On the other hand, in order to increase the track density, MR heads or spin bubble heads are employed in the magnetic recording apparatus to obtain sufficient reading output signal level when the narrow track pitch is used in the magnetic recording medium. A device part of the magnetic head consists of multi thin film layers and the protection layer is provided on the flying surface side. However, when the device part of the magnetic head comes in contact with a protrusion, the device part of the magnetic head is damaged.
A small protrusion, for example a protrusion having a small diameter, which is not detected as a defect by the conventional inspection method described above, may cause high contact pressure because the contact area is small. When the small protrusion comes in contact with the device part of the magnetic head, the device part of the magnetic head may be damaged. Furthermore, recently; the device part of the magnetic head having a width of less than 1 micrometer (μm) is being manufactured. When such a device having narrow width comes in contact with a protrusion having a diameter less than 1 μm, the device is damaged by the high contact pressure and thereby the magnetic head cannot read the signal from the magnetic recording medium.
The peak level of the output signal from the contact detection sensor caused by such a small protrusion is about a half of the conventional threshold level.
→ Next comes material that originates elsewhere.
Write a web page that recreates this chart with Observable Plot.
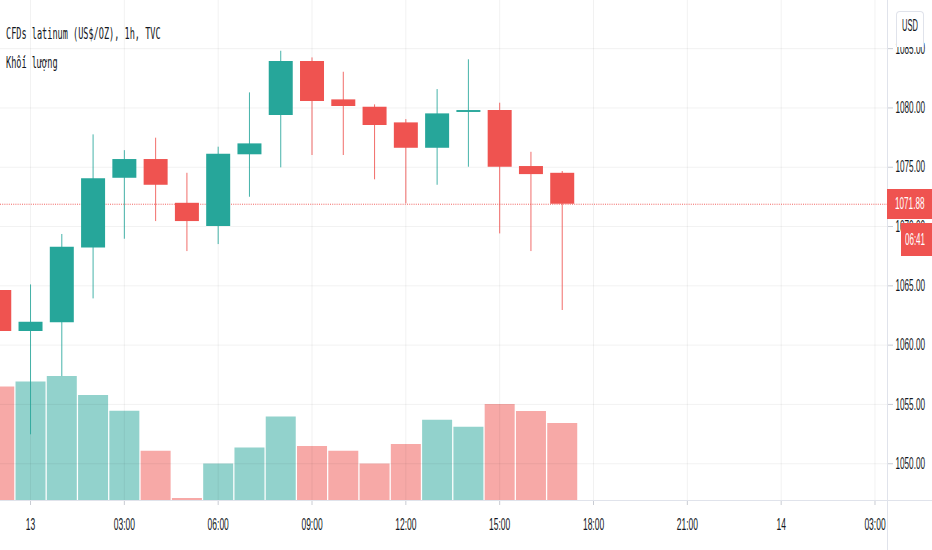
<!DOCTYPE html>
<html>
<head>
<meta charset="utf-8">
<script src="https://cdn.jsdelivr.net/npm/d3@7"></script>
<script src="https://cdn.jsdelivr.net/npm/@observablehq/plot@0.6"></script>
<style>
  html, body { margin: 0; padding: 0; background: #fff; }
  #chart { position: relative; width: 932px; height: 550px; background: #fff; overflow: hidden; }
  #chart svg { position: absolute; left: 0; top: 0; }
  .sq { position: absolute; white-space: nowrap; transform-origin: 0 50%; }
</style>
</head>
<body>
<div id="chart"></div>
<script>
// ---------- data ----------
const hourOffsets = [-1, 0, 1, 2, 3, 4, 5, 6, 7, 8, 9, 10, 11, 12, 13, 14, 15, 16, 17]; // hours from the 13th 00:00
const opens  = [1064.60, 1061.15, 1061.88, 1068.20, 1074.07, 1075.65, 1071.96, 1070.00, 1076.05, 1079.36, 1083.91, 1080.68, 1080.06, 1078.74, 1076.60, 1079.62, 1079.78, 1075.06, 1074.49];
const highs  = [1065.50, 1065.08, 1069.33, 1077.73, 1076.40, 1077.45, 1074.49, 1076.69, 1081.27, 1084.78, 1084.22, 1083.01, 1080.26, 1079.02, 1081.55, 1084.06, 1080.40, 1076.26, 1074.64];
const lows   = [1060.50, 1052.44, 1057.35, 1063.90, 1068.93, 1070.42, 1067.89, 1068.48, 1072.47, 1074.95, 1075.99, 1075.99, 1073.94, 1071.91, 1073.48, 1075.00, 1069.38, 1067.89, 1062.92];
const closes = [1061.15, 1061.93, 1068.25, 1074.02, 1075.65, 1073.48, 1070.42, 1076.10, 1076.97, 1083.91, 1080.54, 1080.12, 1078.52, 1076.60, 1079.50, 1079.78, 1075.00, 1074.38, 1071.88];
const volumes = [1136, 1186, 1240, 1050, 893, 493, 20, 366, 526, 836, 540, 493, 366, 560, 803, 733, 960, 890, 770];

const xTickHours  = [0, 3, 6, 9, 12, 15, 18, 21, 24, 27];
const xTickLabels = ["13", "03:00", "06:00", "09:00", "12:00", "15:00", "18:00", "21:00", "14", "03:00"];
const yTicks      = [1050, 1055, 1060, 1065, 1070, 1075, 1080, 1085];
const yTickLabels = ["1050.00", "1055.00", "1060.00", "1065.00", "1070.00", "1075.00", "1080.00", "1085.00"];

const titleText = "CFDs latinum (US$/OZ), 1h, TVC";
const volumeText = "Khối lượng";
const currencyText = "USD";
const countdownText = "06:41";

// ---------- build ----------
const RED = "#ef5350", GREEN = "#26a69a";
const T0 = Date.UTC(2020, 0, 13, 0);
const H = 3600e3;
const toDate = h => new Date(T0 + h * H);

const candles = hourOffsets.map((h, i) => ({
  t: toDate(h), open: opens[i], high: highs[i], low: lows[i], close: closes[i], vol: volumes[i],
  up: closes[i] >= opens[i]
}));
const up = candles.filter(d => d.up);
const down = candles.filter(d => !d.up);
const xTicks = xTickHours.map(toDate);
const lastClose = closes[closes.length - 1];

const common = {
  width: 932, height: 550,
  marginLeft: 0, marginRight: 45, marginTop: 0, marginBottom: 50,
  x: { type: "utc", domain: [toDate(-0.96), toDate(27.4)], axis: null, label: null },
};

const volumePlot = Plot.plot({
  ...common,
  style: { background: "transparent" },
  y: { domain: [0, 5000], axis: null, label: null },
  marks: [
    Plot.ruleX(up,   { x: "t", y1: 0, y2: "vol", stroke: GREEN, strokeOpacity: 0.5, strokeWidth: 30 }),
    Plot.ruleX(down, { x: "t", y1: 0, y2: "vol", stroke: RED,   strokeOpacity: 0.5, strokeWidth: 30 })
  ]
});

const pricePlot = Plot.plot({
  ...common,
  style: { background: "transparent", fontFamily: "'Liberation Sans', Arial, sans-serif", fontSize: "16px", color: "#131722" },
  y: { domain: [1046.9, 1089.06], axis: null, label: null },
  marks: [
    Plot.gridX(xTicks, { stroke: "#000", strokeOpacity: 0.055 }),
    Plot.gridY(yTicks, { stroke: "#000", strokeOpacity: 0.055 }),
    Plot.axisX(xTicks, {
      anchor: "bottom", label: null, tickSize: 5, tickPadding: 13, stroke: "#c9ccd3", color: "#131722",
      tickFormat: d => xTickLabels[xTicks.findIndex(t => +t === +d)]
    }),
    Plot.axisY(yTicks, {
      anchor: "right", label: null, tickSize: 5, tickPadding: 3, textAnchor: "start", stroke: "#c9ccd3", color: "#131722",
      tickFormat: d => yTickLabels[yTicks.indexOf(d)]
    }),
    Plot.ruleY([lastClose], { stroke: RED, strokeDasharray: "1,1.2", strokeOpacity: 0.9 }),
    Plot.ruleX(up,   { x: "t", y1: "low", y2: "high", stroke: GREEN, strokeWidth: 1, strokeOpacity: 0.85 }),
    Plot.ruleX(down, { x: "t", y1: "low", y2: "high", stroke: RED,   strokeWidth: 1, strokeOpacity: 0.85 }),
    Plot.ruleX(up,   { x: "t", y1: "open", y2: "close", stroke: GREEN, strokeWidth: 24 }),
    Plot.ruleX(down, { x: "t", y1: "open", y2: "close", stroke: RED,   strokeWidth: 24 })
  ]
});

const chart = document.getElementById("chart");
chart.appendChild(volumePlot);
chart.appendChild(pricePlot);

// condensed look of the reference text: horizontal scale about the text anchor
function squeeze(nodes, ratio, anchor) {
  nodes.forEach(t => {
    const b = t.getBBox();
    if (!b.width) return;
    const cx = anchor === "start" ? b.x : b.x + b.width / 2;
    const prev = t.getAttribute("transform") || "";
    t.setAttribute("transform", `${prev} translate(${cx},0) scale(${ratio},1) translate(${-cx},0)`.trim());
  });
}
squeeze(pricePlot.querySelectorAll('g[aria-label="x-axis tick label"] text'), 0.53, "middle");
squeeze(pricePlot.querySelectorAll('g[aria-label="y-axis tick label"] text'), 0.51, "start");

function addDiv(styleText) {
  const d = document.createElement("div");
  d.style.cssText = "position:absolute;" + styleText;
  chart.appendChild(d);
  return d;
}
function addSquished(text, left, top, size, scale, family, color) {
  const s = document.createElement("span");
  s.className = "sq";
  s.textContent = text;
  s.style.cssText += `left:${left}px;top:${top}px;font-size:${size}px;line-height:${size}px;transform:scaleX(${scale});font-family:${family};color:${color};`;
  chart.appendChild(s);
  return s;
}

// pane borders
addDiv("left:887px;top:0;width:1px;height:550px;background:#e0e3eb;");
addDiv("left:0;top:500px;width:932px;height:1px;background:#e0e3eb;");

// legend texts
const mono = "'DejaVu Sans Mono', monospace";
addSquished(titleText, 6, 26, 16, 0.535, mono, "#131722");
addSquished(volumeText, 6, 55, 16, 0.535, mono, "#131722");

// currency badge
addDiv("left:896px;top:11px;width:26px;height:35px;background:#fff;border:1px solid #e0e3eb;border-bottom:none;border-radius:4px 4px 0 0;");
addSquished(currencyText, 902, 18, 16, 0.47, "'Liberation Sans', Arial, sans-serif", "#131722");

// last price label and countdown
const yLast = pricePlot.scale("y").apply(lastClose);
addDiv(`left:887px;top:${yLast - 15}px;width:45px;height:30px;background:${RED};`);
addSquished(lastClose.toFixed(2), 895, yLast - 8, 16, 0.51, "'Liberation Sans', Arial, sans-serif", "#fff");
addDiv(`left:901px;top:${yLast + 19}px;width:31px;height:33px;background:${RED};`);
addSquished(countdownText, 905, yLast + 28, 16, 0.5, "'Liberation Sans', Arial, sans-serif", "#fff");
</script>
</body>
</html>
Therefore, it is impossible to detect such a small protrusion by the conventional inspection method.
If the threshold level for the glide inspection is reduced to less than a half of the conventional threshold level, it may possible to detect such small protrusions. However, in this case, protrusions that are so small that the magnetic disk having such protrusions may not experience the problem even if the magnetic disk having such protrusions is integrated into the magnetic disk apparatus, may be detected as defects, or the noise signal included in the output signal from the contact detection sensor may be misdetected to be a defect. In this case, the non-defective magnetic disk is classified as a defective magnetic disk. As a result, the yield and the reliability of the glide inspection will be degraded.